• [INFORMATION PROVIDED]:
#####

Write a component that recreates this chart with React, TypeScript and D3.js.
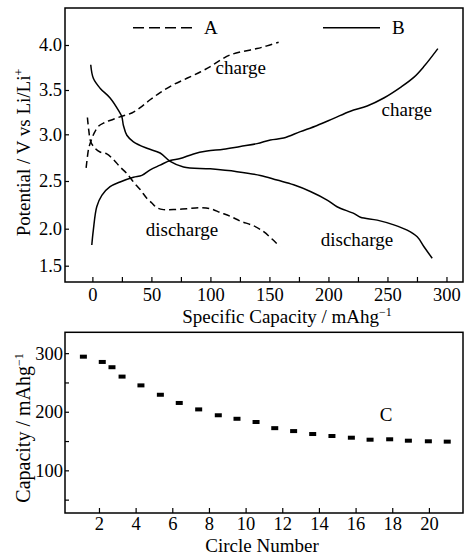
import React, { useEffect, useRef } from "react";
import * as d3 from "d3";

// [specific capacity (mAh/g), potential (V)]
const chargeA = [
  [-5.3, 2.64], [-4.2, 2.76], [-3.1, 2.85], [-1.4, 2.92], [1.4, 3.01], [5.1, 3.09],
  [9.9, 3.13], [17.8, 3.17], [26.3, 3.21], [33.4, 3.24], [40.5, 3.3], [48.9, 3.39],
  [57.4, 3.47], [68.7, 3.56], [80.1, 3.63], [91.4, 3.7], [99.9, 3.76], [108.3, 3.83],
  [116.8, 3.89], [128.1, 3.93], [139.4, 3.96], [147.9, 3.99], [157.8, 4.03],
];
const dischargeA = [
  [-4.2, 3.19], [-3.1, 3.05], [-1.4, 2.92], [2.3, 2.85], [6.5, 2.81], [12.2, 2.79],
  [17.8, 2.73], [23.5, 2.65], [29.2, 2.58], [34.8, 2.49], [40.5, 2.41], [46.1, 2.32],
  [50.4, 2.27], [54.6, 2.22], [60.2, 2.2], [68.7, 2.2], [80.1, 2.21], [91.4, 2.22],
  [99.9, 2.21], [108.3, 2.17], [116.8, 2.13], [125.3, 2.08], [136.6, 2.03],
  [145.1, 1.96], [152.2, 1.86], [158.7, 1.76],
];
const chargeB = [
  [-0.5, 1.78], [0.8, 1.98], [3.7, 2.23], [8.0, 2.35], [15.0, 2.44], [23.5, 2.49],
  [34.8, 2.54], [41.9, 2.56], [49.0, 2.62], [57.4, 2.67], [65.9, 2.72], [74.4, 2.74],
  [85.7, 2.79], [97.1, 2.82], [111.1, 2.84], [125.3, 2.87], [139.5, 2.9], [150.8, 2.94],
  [162.0, 2.96], [176.2, 3.03], [190.4, 3.1], [204.5, 3.18], [218.6, 3.26], [232.8, 3.32],
  [246.9, 3.41], [261.1, 3.53], [272.3, 3.64], [280.8, 3.76], [292.7, 3.96],
];
const dischargeB = [
  [-1.4, 3.78], [0.8, 3.63], [6.5, 3.52], [15.0, 3.41], [22.1, 3.27], [24.9, 3.2],
  [26.3, 3.1], [29.2, 2.99], [34.8, 2.92], [46.2, 2.85], [57.4, 2.8], [65.9, 2.71],
  [77.2, 2.65], [99.9, 2.63], [122.5, 2.6], [142.3, 2.56], [156.4, 2.51], [170.5, 2.46],
  [184.7, 2.39], [198.9, 2.3], [207.3, 2.23], [221.4, 2.16], [227.1, 2.12], [241.3, 2.09],
  [255.4, 2.04], [266.7, 1.98], [275.2, 1.89], [280.8, 1.76], [287.9, 1.6],
];

// cycling (C)
const cycleNo = [
  1.15, 2.18, 2.71, 3.26, 4.29, 5.35, 6.38, 7.44, 8.51, 9.53, 10.57,
  11.59, 12.62, 13.66, 14.71, 15.77, 16.79, 17.86, 18.88, 19.97, 21.0,
];
const cycleCap = [
  294, 285, 276, 260, 245, 229, 215, 204, 194, 188, 182.5,
  172, 167, 162, 158.6, 155.7, 152.3, 153, 150.6, 149.6, 149,
];

const capTicks = [0, 50, 100, 150, 200, 250, 300];
const potTicks = [4.0, 3.5, 3.0, 2.5, 2.0, 1.5];
const cycleTicks = [2, 4, 6, 8, 10, 12, 14, 16, 18, 20];
const cycCapTicks = [100, 200, 300];

const FONT = "'Liberation Serif', 'Times New Roman', serif";

const App = () => {
  const svgRef = useRef<SVGSVGElement>(null);

  useEffect(() => {
    const svg = d3.select(svgRef.current);
    svg.selectAll("*").remove();
    svg.attr("font-family", FONT).attr("font-size", 19);

    // ---------- top panel ----------
    const t = { left: 65, right: 463, top: 8, bottom: 282 };
    const x = d3.scaleLinear().domain([-23.2, 314]).range([t.left, t.right]);
    // the printed potential axis is unevenly spaced, so pin each tick where it sits
    const y = d3
      .scaleLinear()
      .domain([4.41, 4.0, 3.5, 3.0, 2.5, 2.0, 1.5, 1.28])
      .range([t.top, 45, 90, 134.3, 181, 228.7, 265.7, t.bottom]);

    const xAx = svg
      .append("g")
      .attr("transform", `translate(0,${t.bottom})`)
      .call(
        d3
          .axisBottom(x)
          .tickValues(d3.range(0, 301, 25))
          .tickSizeInner(-5)
          .tickSizeOuter(0)
          .tickPadding(6)
          .tickFormat((d) => (capTicks.includes(+d) ? String(d) : ""))
      );
    const yAx = svg
      .append("g")
      .attr("transform", `translate(${t.left},0)`)
      .call(
        d3
          .axisLeft(y)
          .tickValues(potTicks)
          .tickSizeInner(-4)
          .tickSizeOuter(0)
          .tickPadding(3)
          .tickFormat(d3.format(".1f"))
      );

    const line = d3
      .line<number[]>()
      .x((d) => x(d[0]))
      .y((d) => y(d[1]))
      .curve(d3.curveCatmullRom.alpha(0.5));

    const curves = [
      { data: chargeA, dash: "7,4" },
      { data: dischargeA, dash: "7,4" },
      { data: chargeB, dash: null },
      { data: dischargeB, dash: null },
    ];
    svg
      .append("g")
      .selectAll("path")
      .data(curves)
      .enter()
      .append("path")
      .attr("d", (d) => line(d.data))
      .attr("fill", "none")
      .attr("stroke", "#000")
      .attr("stroke-width", 1.5)
      .attr("stroke-dasharray", (d) => d.dash);

    svg
      .append("rect")
      .attr("x", t.left)
      .attr("y", t.top)
      .attr("width", t.right - t.left)
      .attr("height", t.bottom - t.top)
      .attr("fill", "none")
      .attr("stroke", "#000")
      .attr("stroke-width", 1.5);

    // legend
    svg.append("line").attr("x1", 133).attr("x2", 193).attr("y1", 27.7).attr("y2", 27.7)
      .attr("stroke", "#000").attr("stroke-width", 1.5).attr("stroke-dasharray", "11,5");
    svg.append("text").attr("x", 204).attr("y", 34).text("A");
    svg.append("line").attr("x1", 323).attr("x2", 380).attr("y1", 27.7).attr("y2", 27.7)
      .attr("stroke", "#000").attr("stroke-width", 1.5);
    svg.append("text").attr("x", 392).attr("y", 34).text("B");

    const labels = [
      { text: "charge", x: 240.7, y: 74 },
      { text: "charge", x: 406.7, y: 116 },
      { text: "discharge", x: 182, y: 236 },
      { text: "discharge", x: 357, y: 246 },
      { text: "C", x: 386, y: 421 },
    ];
    svg
      .append("g")
      .selectAll("text")
      .data(labels)
      .enter()
      .append("text")
      .attr("x", (d) => d.x)
      .attr("y", (d) => d.y)
      .attr("text-anchor", "middle")
      .text((d) => d.text);

    // axis titles
    const xt = svg.append("text").attr("x", 287).attr("y", 323).attr("text-anchor", "middle");
    xt.append("tspan").text("Specific Capacity / mAhg");
    xt.append("tspan").attr("dy", -7).attr("font-size", 12).text("\u22121");

    const yt = svg
      .append("text")
      .attr("transform", "translate(30,152.5) rotate(-90)")
      .attr("text-anchor", "middle");
    yt.append("tspan").text("Potential / V vs Li/Li");
    yt.append("tspan").attr("dy", -7).attr("font-size", 12).text("+");

    // ---------- bottom panel ----------
    const b = { left: 65, right: 463, top: 332.3, bottom: 513 };
    const x2 = d3.scaleLinear().domain([0.147, 21.86]).range([b.left, b.right]);
    const y2 = d3.scaleLinear().domain([27.2, 335.6]).range([b.bottom, b.top]);

    const xAx2 = svg
      .append("g")
      .attr("transform", `translate(0,${b.bottom})`)
      .call(
        d3
          .axisBottom(x2)
          .tickValues(cycleTicks)
          .tickSizeInner(-5)
          .tickSizeOuter(0)
          .tickPadding(4)
      );
    const yAx2 = svg
      .append("g")
      .attr("transform", `translate(${b.left},0)`)
      .call(
        d3
          .axisLeft(y2)
          .tickValues(d3.range(50, 301, 50))
          .tickSizeInner(-4)
          .tickSizeOuter(0)
          .tickPadding(2)
          .tickFormat((d) => (cycCapTicks.includes(+d) ? String(d) : ""))
      );

    svg
      .append("g")
      .selectAll("rect")
      .data(cycleNo.map((n, i) => ({ n, c: cycleCap[i] })))
      .enter()
      .append("rect")
      .attr("x", (d) => x2(d.n) - 3.5)
      .attr("y", (d) => y2(d.c) - 2)
      .attr("width", 7)
      .attr("height", 4)
      .attr("fill", "#000");

    svg
      .append("rect")
      .attr("x", b.left)
      .attr("y", b.top)
      .attr("width", b.right - b.left)
      .attr("height", b.bottom - b.top)
      .attr("fill", "none")
      .attr("stroke", "#000")
      .attr("stroke-width", 1.5);

    svg.append("text").attr("x", 262).attr("y", 552).attr("text-anchor", "middle").text("Circle Number");

    const yt2 = svg
      .append("text")
      .attr("transform", "translate(30,428) rotate(-90)")
      .attr("text-anchor", "middle")
      .attr("font-size", 20);
    yt2.append("tspan").text("Capacity / mAhg");
    yt2.append("tspan").attr("dy", -7).attr("font-size", 12).text("\u22121");

    // shared axis styling
    [xAx, yAx, xAx2, yAx2].forEach((g) => {
      g.select(".domain").remove();
      g.selectAll("line").attr("stroke", "#000").attr("stroke-width", 1.2);
      g.selectAll("text")
        .attr("font-family", FONT)
        .attr("font-size", 18.5)
        .attr("fill", "#000");
    });
  }, []);

  return (
    <svg
      ref={svgRef}
      width={465}
      height={555}
      style={{ position: "absolute", left: 0, top: 0, background: "#fff" }}
    />
  );
};

export default App;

#####

• [TO DO]: Copy nothing but the lines from the top of the data down to the line containing "import * as", and leave the pictures out.

• [RESULT OF THE EXERCISE]:
Write a component that recreates this chart with React, TypeScript and D3.js.
import React, { useEffect, useRef } from "react";
import * as d3 from "d3";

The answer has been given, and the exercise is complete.